Indeed, the Department for Work and Pensions (DWP), recently issued new guidelines to staff on how to deal with threats of self-harm and suicides as a result of further squeezes on benefits that “some of our more vulnerable customers may take some time to accept and adjust to.”
Long history
Self-immolation — setting oneself on fire — has centuries-long traditions in some cultures while it has become a type of radical political protest in more modern times.
A number of Buddhist monks (including the most famous case of Thich Quang Duc) immolated themselves to protest discrimination by the Roman Catholic regime of President Ngo Dinh Diem in South Vietnam.
That led to several copycat suicides: Researchers counted almost 100 self-immolations covered by The New York Times and The Times between 1963 and 1971, most of them suicides in the U.S. protesting the Vietnam War.
In the late 80s, the practice spread to the Soviet bloc countries with the self-immolation of Polish accountant and veteran Ryszard Siwiec as well as Czech student Jan Palach.
More recently, as of last week, there have been some 41 reported self-immolations by Tibetans protesting Chinese rule since February 27, 2009, when a young monk from set himself on fire in the marketplace in Ngawa City in Sichuan Province.
Last but certainly not least, a wave of self-immolation protests spread across the Middle East and North Africa in conjunction with the Arab Spring demonstrations last year.
Tunisia as trigger
On December 17, 2010, a Tunisian street vendor, Mohamed Bouazizi, set himself on fire in protest of the confiscation of his goods and the harassment he had reported at the hands of a municipal official and her aides.
He died the following January 4, but his act became a catalyst for the Tunisian Revolution, inciting demonstrations and riots throughout the country in protest of social and political inequities.

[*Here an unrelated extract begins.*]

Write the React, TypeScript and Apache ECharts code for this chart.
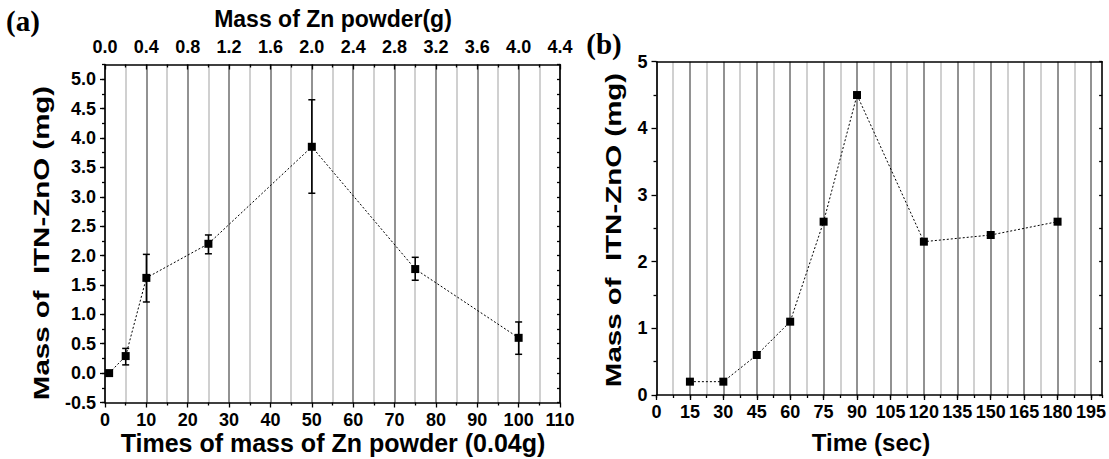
import React, { useEffect, useRef } from "react";
import * as echarts from "echarts";

// ---- Panel (a) data ----
const timesX = [1, 5, 10, 25, 50, 75, 100];
const massA = [0, 0.29, 1.62, 2.2, 3.85, 1.77, 0.6];
const errLowA = [null, 0.14, 1.21, 2.03, 3.06, 1.58, 0.32];
const errHighA = [null, 0.42, 2.02, 2.35, 4.65, 1.97, 0.87];
const yTicksA = [-0.5, 0, 0.5, 1, 1.5, 2, 2.5, 3, 3.5, 4, 4.5, 5];
const topTicksA = [0, 0.4, 0.8, 1.2, 1.6, 2.0, 2.4, 2.8, 3.2, 3.6, 4.0, 4.4];

// ---- Panel (b) data ----
const timeX = [15, 30, 45, 60, 75, 90, 120, 150, 180];
const massB = [0.2, 0.2, 0.6, 1.1, 2.6, 4.5, 2.3, 2.4, 2.6];
const xTicksB = [0, 15, 30, 45, 60, 75, 90, 105, 120, 135, 150, 165, 180, 195];

const FONT = "'Liberation Sans', Arial, sans-serif";
const DARK = "#929292";
const LIGHT = "#d0d0d0";
const tickLabel = { color: "#000", fontWeight: "bold" as const, fontSize: 18, fontFamily: FONT };

export default function App() {
  const ref = useRef<HTMLDivElement>(null);
  useEffect(() => {
    if (!ref.current) return;
    const chart = echarts.init(ref.current, null, { renderer: "svg" });
    const gA = { left: 105, top: 64.5, width: 455, height: 338 };
    const gB = { left: 656.5, top: 61.7, width: 447, height: 333.3 };
    const axisLine = { show: true, onZero: false, lineStyle: { color: "#000", width: 1.5 } };
    const tickStyle = { color: "#000", width: 1.3 };
    const errData = timesX
      .map((x, i) => (errLowA[i] == null ? null : [x, errLowA[i], errHighA[i]]))
      .filter((d) => d !== null);

    const option: any = {
      animation: false,
      backgroundColor: "#fff",
      grid: [
        { ...gA, containLabel: false },
        { ...gB, containLabel: false },
      ],
      xAxis: [
        {
          gridIndex: 0, type: "value", position: "bottom", min: 0, max: 110, interval: 10,
          axisLine, axisTick: { show: true, length: 5, lineStyle: tickStyle },
          minorTick: { show: true, splitNumber: 2, length: 3, lineStyle: tickStyle },
          splitLine: { show: true, lineStyle: { color: DARK, width: 2 } },
          minorSplitLine: { show: true, lineStyle: { color: LIGHT, width: 2 } },
          axisLabel: { ...tickLabel, margin: 8 },
        },
        {
          gridIndex: 0, type: "value", position: "top", min: 0, max: 4.4, interval: 0.4,
          axisLine, axisTick: { show: true, inside: true, length: 5, lineStyle: tickStyle },
          minorTick: { show: true, splitNumber: 2, length: 3, lineStyle: tickStyle },
          splitLine: { show: false },
          axisLabel: { ...tickLabel, margin: 9, customValues: topTicksA, formatter: (v: number) => v.toFixed(1) },
        },
        {
          gridIndex: 1, type: "value", position: "bottom", min: 0, max: 200, interval: 15,
          axisLine, axisTick: { show: true, length: 5, customValues: xTicksB, lineStyle: tickStyle },
          splitLine: { show: false },
          axisLabel: { ...tickLabel, margin: 8, customValues: xTicksB, formatter: (v: number) => String(v) },
        },
        {
          gridIndex: 1, type: "value", position: "bottom", min: 0, max: 200, interval: 7.5,
          axisLine: { show: false }, axisLabel: { show: false },
          axisTick: { show: true, length: 3, lineStyle: tickStyle },
          splitLine: { show: true, lineStyle: { color: [DARK, LIGHT], width: 2 } },
        },
        {
          gridIndex: 1, type: "value", position: "top", min: 0, max: 200,
          axisLine, axisTick: { show: false }, axisLabel: { show: false }, splitLine: { show: false },
        },
      ],
      yAxis: [
        {
          gridIndex: 0, type: "value", position: "left", min: -0.5, max: 5.25, interval: 0.5,
          axisLine, axisTick: { show: true, length: 5, customValues: yTicksA, lineStyle: tickStyle },
          splitLine: { show: false },
          axisLabel: { ...tickLabel, margin: 9, customValues: yTicksA, formatter: (v: number) => v.toFixed(1) },
        },
        {
          gridIndex: 0, type: "value", position: "left", min: -0.5, max: 5.25, interval: 0.25,
          axisLine: { show: false }, axisLabel: { show: false },
          axisTick: { show: true, length: 3, lineStyle: tickStyle },
          splitLine: { show: false },
        },
        {
          gridIndex: 0, type: "value", position: "right", min: -0.5, max: 5.25, interval: 0.25,
          axisLine, axisLabel: { show: false },
          axisTick: { show: true, inside: true, length: 3, lineStyle: tickStyle },
          splitLine: { show: false },
        },
        {
          gridIndex: 1, type: "value", position: "left", min: 0, max: 5, interval: 1,
          axisLine, axisTick: { show: true, length: 5, lineStyle: tickStyle },
          minorTick: { show: true, splitNumber: 2, length: 3, lineStyle: tickStyle },
          splitLine: { show: false },
          axisLabel: { ...tickLabel, margin: 9 },
        },
        {
          gridIndex: 1, type: "value", position: "right", min: 0, max: 5, interval: 0.5,
          axisLine, axisLabel: { show: false },
          axisTick: { show: true, inside: true, length: 3, lineStyle: tickStyle },
          splitLine: { show: false },
        },
      ],
      series: [
        {
          type: "line", xAxisIndex: 0, yAxisIndex: 0,
          data: timesX.map((x, i) => [x, massA[i]]),
          symbol: "rect", symbolSize: 8,
          itemStyle: { color: "#000" },
          lineStyle: { color: "#000", width: 1, type: [2, 2] },
          z: 5,
        },
        {
          type: "custom", xAxisIndex: 0, yAxisIndex: 0,
          data: errData,
          encode: { x: 0, y: [1, 2] },
          renderItem: (_p: any, api: any) => {
            const x = api.value(0);
            const lo = api.coord([x, api.value(1)]);
            const hi = api.coord([x, api.value(2)]);
            const w = 3.5;
            const st = { stroke: "#000", lineWidth: 1.5 };
            return {
              type: "group",
              children: [
                { type: "line", shape: { x1: lo[0], y1: lo[1], x2: hi[0], y2: hi[1] }, style: st },
                { type: "line", shape: { x1: lo[0] - w, y1: lo[1], x2: lo[0] + w, y2: lo[1] }, style: st },
                { type: "line", shape: { x1: hi[0] - w, y1: hi[1], x2: hi[0] + w, y2: hi[1] }, style: st },
              ],
            };
          },
          z: 4,
        },
        {
          type: "line", xAxisIndex: 2, yAxisIndex: 3,
          data: timeX.map((x, i) => [x, massB[i]]),
          symbol: "rect", symbolSize: 8,
          itemStyle: { color: "#000" },
          lineStyle: { color: "#000", width: 1, type: [2, 2] },
          z: 5,
        },
      ],
      graphic: [
        { type: "text", x: 23, y: 21, style: { text: "(a)", font: "bold 29px 'Liberation Serif', 'Times New Roman', serif", fill: "#000", textAlign: "center", textVerticalAlign: "middle" } },
        { type: "text", x: 604, y: 44, style: { text: "(b)", font: "bold 29px 'Liberation Serif', 'Times New Roman', serif", fill: "#000", textAlign: "center", textVerticalAlign: "middle" } },
        { type: "text", x: 333, y: 19, style: { text: "Mass of Zn powder(g)", font: `bold 23px ${FONT}`, fill: "#000", textAlign: "center", textVerticalAlign: "middle" } },
        { type: "text", x: 333, y: 443, style: { text: "Times of mass of Zn powder (0.04g)", font: `bold 25px ${FONT}`, fill: "#000", textAlign: "center", textVerticalAlign: "middle" } },
        { type: "text", x: 871, y: 442, style: { text: "Time (sec)", font: `bold 24px ${FONT}`, fill: "#000", textAlign: "center", textVerticalAlign: "middle" } },
        { type: "text", x: 41, y: 243, rotation: Math.PI / 2, scaleX: 1.34, style: { text: "Mass of  ITN-ZnO (mg)", font: `bold 22px ${FONT}`, fill: "#000", textAlign: "center", textVerticalAlign: "middle" } },
        { type: "text", x: 613, y: 230, rotation: Math.PI / 2, scaleX: 1.34, style: { text: "Mass of  ITN-ZnO (mg)", font: `bold 22px ${FONT}`, fill: "#000", textAlign: "center", textVerticalAlign: "middle" } },
      ],
    };
    chart.setOption(option);
    return () => chart.dispose();
  }, []);
  return <div ref={ref} style={{ position: "absolute", left: 0, top: 0, width: 1109, height: 459 }} />;
}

The public anger then led President Zine El Abidine Ben Ali to step down on January 14, 2011, after nearly a quarter of a century in power.
In the six months immediately after Mohamed Bouazizi’s death, at least 107 Tunisians set themselves on fire.
The success of the Tunisian protests also inspired people in several other countries in the region to emulate Bouazizi’s act in an attempt to bring down their own autocratic leaders, leading to the Arab Spring.
In 2011, Bouazizi was posthumously awarded the Sakharov Prize, along with four others, for his contribution to “historic changes in the Arab world.” The Tunisian government honored him with a postage stamp.
Closer to home, The Times of London named him as person of the year 2011, while Time magazine awarded that accolade to “The Protester.”